• _Direction_:
Transcribe the material exactly. Images do not belong in the copy.

• _Source excerpt_:

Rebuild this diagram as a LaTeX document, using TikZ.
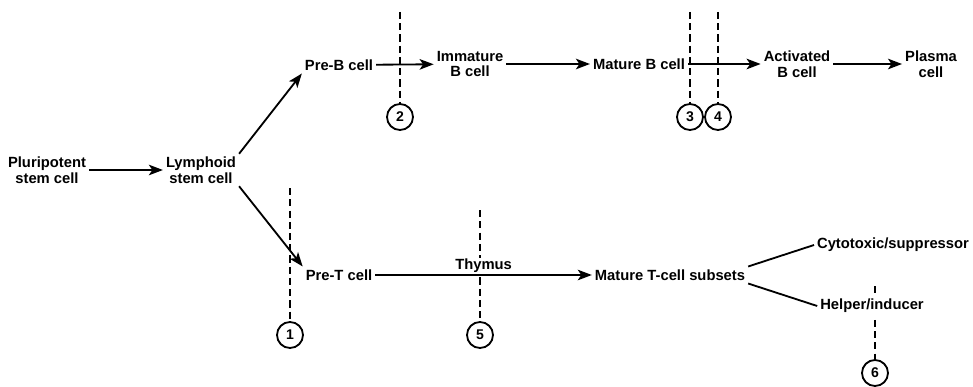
\documentclass[tikz,border=0pt]{standalone}
\usepackage{fontspec}
\setmainfont{Liberation Sans}
\usetikzlibrary{arrows.meta}
\begin{document}
\begin{tikzpicture}[x=0.025cm,y=-0.025cm,
    cell/.style={font=\fontsize{10.5}{11}\selectfont\bfseries, align=center, inner sep=2pt},
    flow/.style={line width=1.3pt, -{Stealth[length=10pt,width=7.5pt,inset=2.5pt]}},
    cut/.style={line width=2pt, dash pattern=on 5pt off 3pt},
    site/.style={circle, draw, line width=1.3pt, minimum size=18.5pt, inner sep=0pt,
                 font=\fontsize{10}{10}\selectfont\bfseries}]
  \useasboundingbox (0,0) rectangle (973,387);

% numbered sites and their dashed cut lines
  \node[site] (s1) at (290,335) {1};
  \node[site] (s2) at (400,117) {2};
  \node[site] (s3) at (690,117) {3};
  \node[site] (s4) at (718,117) {4};
  \node[site] (s5) at (480,335) {5};
  \node[site] (s6) at (875,373) {6};
  \coordinate (t1) at (290,188);
  \coordinate (t2) at (400,12);
  \coordinate (t3) at (690,12);
  \coordinate (t4) at (718,12);
  \coordinate (t5) at (480,210);
  \coordinate (t6) at (875,286);
  \foreach \n in {1,...,6} \draw[cut] (t\n) -- (s\n);

% cells
  \node[cell] (pluri)  at (47,170)  {Pluripotent\\stem cell};
  \node[cell] (lymph)  at (201,170) {Lymphoid\\stem cell};
  \node[cell] (preB)   at (339,65)  {Pre-B cell};
  \node[cell] (immB)   at (470,64)  {Immature\\B cell};
  \node[cell] (matB)   at (639,64)  {Mature B cell};
  \node[cell] (actB)   at (797,64)  {Activated\\B cell};
  \node[cell] (plasma) at (931,64)  {Plasma\\cell};
  \node[cell] (preT)   at (339,275) {Pre-T cell};
  \node[cell] (matT)   at (670,275) {Mature T-cell subsets};
  \node[cell] (cyto)   at (893,245) {Cytotoxic/suppressor};
  \node[cell, fill=white] (help) at (872,306) {Helper/inducer};

% B line
  \draw[flow] (pluri) -- (lymph);
  \draw[flow] (lymph.north east) -- (preB.south west);
  \draw[flow] (preB) -- (immB);
  \draw[flow] (immB) -- (matB);
  \draw[flow] (matB) -- (actB);
  \draw[flow] (actB) -- (plasma);

% T line
  \draw[flow] (lymph.south east) -- (preT.north west);
  \draw[flow] (preT) -- node[cell, above, fill=white, inner sep=1pt] (thymus) {Thymus} (matT);
  \draw[line width=1.3pt] (matT.north east) -- (cyto.west);
  \draw[line width=1.3pt] (matT.south east) -- (help.west);

\end{tikzpicture}
\end{document}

• _Written response_:
Rebuild this diagram as a LaTeX document, using TikZ.
\documentclass[tikz,border=0pt]{standalone}
\usepackage{fontspec}
\setmainfont{Liberation Sans}
\usetikzlibrary{arrows.meta}
\begin{document}
\begin{tikzpicture}[x=0.025cm,y=-0.025cm,
    cell/.style={font=\fontsize{10.5}{11}\selectfont\bfseries, align=center, inner sep=2pt},
    flow/.style={line width=1.3pt, -{Stealth[length=10pt,width=7.5pt,inset=2.5pt]}},
    cut/.style={line width=2pt, dash pattern=on 5pt off 3pt},
    site/.style={circle, draw, line width=1.3pt, minimum size=18.5pt, inner sep=0pt,
                 font=\fontsize{10}{10}\selectfont\bfseries}]
  \useasboundingbox (0,0) rectangle (973,387);

% numbered sites and their dashed cut lines
  \node[site] (s1) at (290,335) {1};
  \node[site] (s2) at (400,117) {2};
  \node[site] (s3) at (690,117) {3};
  \node[site] (s4) at (718,117) {4};
  \node[site] (s5) at (480,335) {5};
  \node[site] (s6) at (875,373) {6};
  \coordinate (t1) at (290,188);
  \coordinate (t2) at (400,12);
  \coordinate (t3) at (690,12);
  \coordinate (t4) at (718,12);
  \coordinate (t5) at (480,210);
  \coordinate (t6) at (875,286);
  \foreach \n in {1,...,6} \draw[cut] (t\n) -- (s\n);

% cells
  \node[cell] (pluri)  at (47,170)  {Pluripotent\\stem cell};
  \node[cell] (lymph)  at (201,170) {Lymphoid\\stem cell};
  \node[cell] (preB)   at (339,65)  {Pre-B cell};
  \node[cell] (immB)   at (470,64)  {Immature\\B cell};
  \node[cell] (matB)   at (639,64)  {Mature B cell};
  \node[cell] (actB)   at (797,64)  {Activated\\B cell};
  \node[cell] (plasma) at (931,64)  {Plasma\\cell};
  \node[cell] (preT)   at (339,275) {Pre-T cell};
  \node[cell] (matT)   at (670,275) {Mature T-cell subsets};
  \node[cell] (cyto)   at (893,245) {Cytotoxic/suppressor};
  \node[cell, fill=white] (help) at (872,306) {Helper/inducer};

% B line
  \draw[flow] (pluri) -- (lymph);
  \draw[flow] (lymph.north east) -- (preB.south west);
  \draw[flow] (preB) -- (immB);
  \draw[flow] (immB) -- (matB);
  \draw[flow] (matB) -- (actB);
  \draw[flow] (actB) -- (plasma);

% T line
  \draw[flow] (lymph.south east) -- (preT.north west);
  \draw[flow] (preT) -- node[cell, above, fill=white, inner sep=1pt] (thymus) {Thymus} (matT);
  \draw[line width=1.3pt] (matT.north east) -- (cyto.west);
  \draw[line width=1.3pt] (matT.south east) -- (help.west);

\end{tikzpicture}
\end{document}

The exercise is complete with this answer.